Sometimes you will need to test from a Windows environment. To cite merely two examples:
- if you have busted out of a Citrix locked down environment and are now installing tools; or
- if the customer wants you to simulate a rogue internal user with one of their Workstations (I love doing this personally!).
These come up relatively regularly in my life but not day to day. The biggest one is really: you just want to do some work and your host OS is Windows!
In those situations you might miss the friendly and warm embrace of “eth0” and that ilk we have under Linux. If you want to install and run Responder or Wireshark or whatever you will need to know your interface names.
Solution
Rename your adapters to mean something to you! Not complicated. Windows allows you to do this via “Control Panel” -> “Network and Internet” -> “Network Connections:
Pick a name that makes sense to you and be on your merry way. I renamed things to “Ethernet”, “Ethernet 2”, “WiFi” etc so I knew what they were. These names are then persisted within Wireshark when I tested it so it seemed like a good idea to me.
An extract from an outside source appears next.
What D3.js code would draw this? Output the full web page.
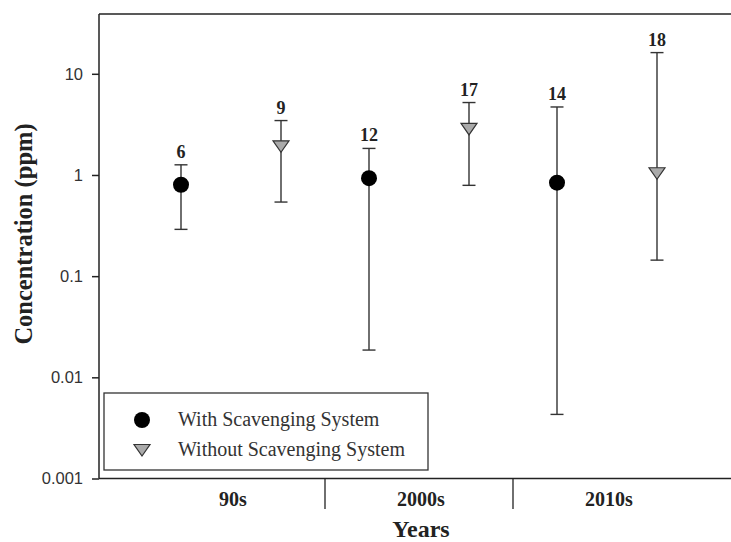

The rest of this blog are just random thoughts on Adapter Creep, and ipconfig rants if you want to stick around that is your choice!
Adapter Creep: How we got here
The number of network adapters has been on the increase in the last decade. You may have:
- Ethernet
- WiFi
- VPN Connections
- Virtualised Interfaces (for VMWare, VirtualBox etc)
I personally find it a pain to read the output of “ipconfig” or sift through the drop downs in tools. This is another reason I decided to start renaming adapters.
Rant about “ipconfig”
The following in your command prompt will display the list of adapter names you currently have:
ipconfig | findstr "adapter"
The usage instructions for “ipconfig” do state that you have a “where” clause which can let you interact with specific interfaces:
Based on attempting this myself many years ago, and on the various Stack Overflow and forum responses I just saw on trying to use that “where”, I am going to conclude that this doesn’t work well enough for anyone.
I had hoped that explicitly setting the name of the adapter would make this easier but somehow “*Ethernet*” does nothing as far as I can see.
Solutions are out there to get what you want with .bat files, or VBS etc. Fairly hacky was to do basic networking tasks.
Netsh seemingly to the rescue
In reading the forum posts I did find a tip about using “netsh” instead of “ipconfig”. While this feels like a much much bigger tool for the job. It is possible to properly query details of specific interfaces only. So sharing the syntax in case it helps:
netsh interface ip show address name="WiFI"
Where the address name is exactly the name of the adapter.